** Start of DATA EXTRACT **

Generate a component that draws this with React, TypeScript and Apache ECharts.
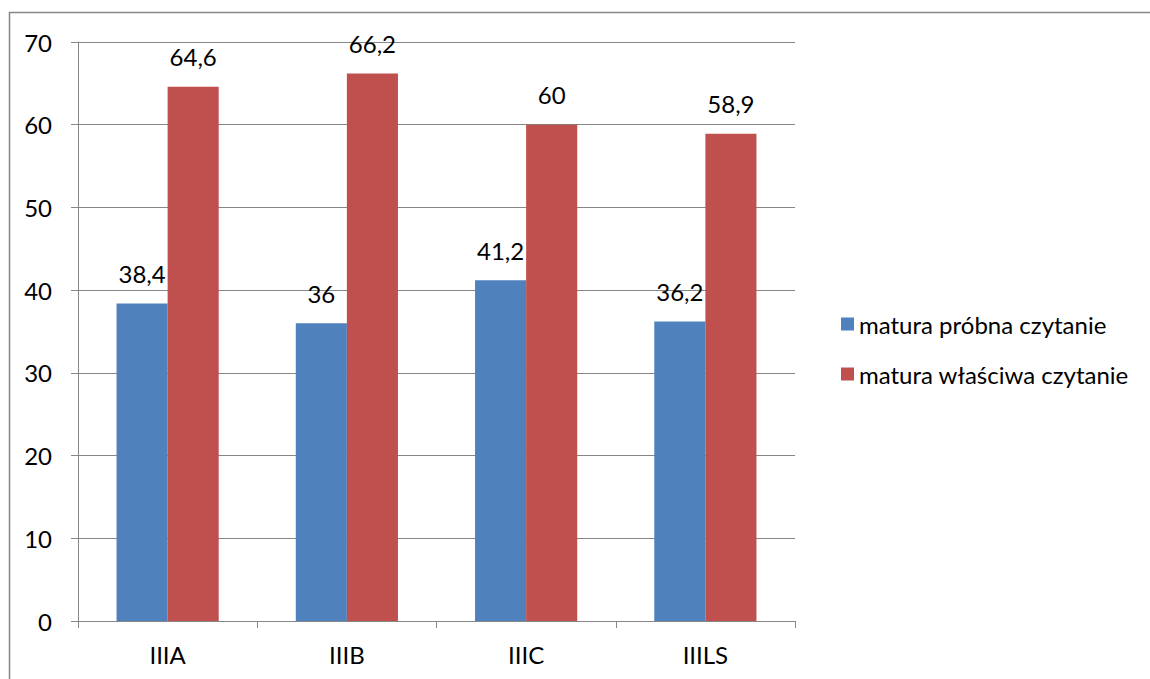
import React, { useEffect, useRef } from "react";
import * as echarts from "echarts";

const categories = ["IIIA", "IIIB", "IIIC", "IIILS"];
const seriesNames = ["matura próbna czytanie", "matura właściwa czytanie"];
const probna = [38.4, 36, 41.2, 36.2];
const wlasciwa = [64.6, 66.2, 60, 58.9];
const yTicks = { min: 0, max: 70, interval: 10 };

const FONT = "Lato, 'Open Sans', sans-serif";
const FS = 24;

export default function App() {
  const ref = useRef<HTMLDivElement>(null);
  useEffect(() => {
    if (!ref.current) return;
    const chart = echarts.init(ref.current, undefined, { renderer: "svg" });
    const labelFmt = (p: any) => String(p.value).replace(".", ",");
    const dataLabel = {
      show: true,
      position: "top",
      distance: 18,
      color: "#000",
      fontSize: FS,
      fontFamily: FONT,
      formatter: labelFmt,
    };
    chart.setOption({
      animation: false,
      backgroundColor: "#ffffff",
      textStyle: { fontFamily: FONT },
      graphic: [
        {
          type: "rect",
          shape: { x: 9.5, y: 12.5, width: 1300, height: 800 },
          style: { fill: "none", stroke: "#868686", lineWidth: 1.5 },
          silent: true,
          z: -10,
        },
      ],
      grid: { left: 78, right: 355, top: 42, bottom: 58, containLabel: false },
      legend: {
        orient: "vertical",
        left: 836,
        top: 307,
        itemWidth: 13,
        itemHeight: 13,
        itemGap: 26,
        icon: "rect",
        textStyle: { fontSize: FS, lineHeight: 24, color: "#000", fontFamily: FONT },
        data: seriesNames,
      },
      xAxis: {
        type: "category",
        data: categories,
        axisLine: { lineStyle: { color: "#868686", width: 1 } },
        axisTick: { show: true, length: 7, lineStyle: { color: "#868686" } },
        axisLabel: { color: "#000", fontSize: FS, margin: 21, fontFamily: FONT },
        splitLine: { show: false },
      },
      yAxis: {
        type: "value",
        min: yTicks.min,
        max: yTicks.max,
        interval: yTicks.interval,
        axisLine: { show: true, lineStyle: { color: "#868686", width: 1 } },
        axisTick: { show: true, length: 7, lineStyle: { color: "#868686" } },
        axisLabel: { color: "#000", fontSize: FS, margin: 26, fontFamily: FONT },
        splitLine: { show: true, lineStyle: { color: "#868686", width: 1 } },
      },
      series: [
        {
          name: seriesNames[0],
          type: "bar",
          data: probna,
          barWidth: "28.5%",
          barGap: "0%",
          itemStyle: { color: "#4F81BD" },
          label: dataLabel,
        },
        {
          name: seriesNames[1],
          type: "bar",
          data: wlasciwa,
          barWidth: "28.5%",
          barGap: "0%",
          itemStyle: { color: "#C0504D" },
          label: dataLabel,
        },
      ],
    });
    return () => chart.dispose();
  }, []);
  return (
    <div
      ref={ref}
      style={{ position: "fixed", left: 0, top: 0, width: 1150, height: 679 }}
    />
  );
}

** End of DATA EXTRACT **

> **EXERCISE TASK**:
Restate the entire listing word for word, excluding pictures.

> **RESPONSE**:
Generate a component that draws this with React, TypeScript and Apache ECharts.
import React, { useEffect, useRef } from "react";
import * as echarts from "echarts";

const categories = ["IIIA", "IIIB", "IIIC", "IIILS"];
const seriesNames = ["matura próbna czytanie", "matura właściwa czytanie"];
const probna = [38.4, 36, 41.2, 36.2];
const wlasciwa = [64.6, 66.2, 60, 58.9];
const yTicks = { min: 0, max: 70, interval: 10 };

const FONT = "Lato, 'Open Sans', sans-serif";
const FS = 24;

export default function App() {
  const ref = useRef<HTMLDivElement>(null);
  useEffect(() => {
    if (!ref.current) return;
    const chart = echarts.init(ref.current, undefined, { renderer: "svg" });
    const labelFmt = (p: any) => String(p.value).replace(".", ",");
    const dataLabel = {
      show: true,
      position: "top",
      distance: 18,
      color: "#000",
      fontSize: FS,
      fontFamily: FONT,
      formatter: labelFmt,
    };
    chart.setOption({
      animation: false,
      backgroundColor: "#ffffff",
      textStyle: { fontFamily: FONT },
      graphic: [
        {
          type: "rect",
          shape: { x: 9.5, y: 12.5, width: 1300, height: 800 },
          style: { fill: "none", stroke: "#868686", lineWidth: 1.5 },
          silent: true,
          z: -10,
        },
      ],
      grid: { left: 78, right: 355, top: 42, bottom: 58, containLabel: false },
      legend: {
        orient: "vertical",
        left: 836,
        top: 307,
        itemWidth: 13,
        itemHeight: 13,
        itemGap: 26,
        icon: "rect",
        textStyle: { fontSize: FS, lineHeight: 24, color: "#000", fontFamily: FONT },
        data: seriesNames,
      },
      xAxis: {
        type: "category",
        data: categories,
        axisLine: { lineStyle: { color: "#868686", width: 1 } },
        axisTick: { show: true, length: 7, lineStyle: { color: "#868686" } },
        axisLabel: { color: "#000", fontSize: FS, margin: 21, fontFamily: FONT },
        splitLine: { show: false },
      },
      yAxis: {
        type: "value",
        min: yTicks.min,
        max: yTicks.max,
        interval: yTicks.interval,
        axisLine: { show: true, lineStyle: { color: "#868686", width: 1 } },
        axisTick: { show: true, length: 7, lineStyle: { color: "#868686" } },
        axisLabel: { color: "#000", fontSize: FS, margin: 26, fontFamily: FONT },
        splitLine: { show: true, lineStyle: { color: "#868686", width: 1 } },
      },
      series: [
        {
          name: seriesNames[0],
          type: "bar",
          data: probna,
          barWidth: "28.5%",
          barGap: "0%",
          itemStyle: { color: "#4F81BD" },
          label: dataLabel,
        },
        {
          name: seriesNames[1],
          type: "bar",
          data: wlasciwa,
          barWidth: "28.5%",
          barGap: "0%",
          itemStyle: { color: "#C0504D" },
          label: dataLabel,
        },
      ],
    });
    return () => chart.dispose();
  }, []);
  return (
    <div
      ref={ref}
      style={{ position: "fixed", left: 0, top: 0, width: 1150, height: 679 }}
    />
  );
}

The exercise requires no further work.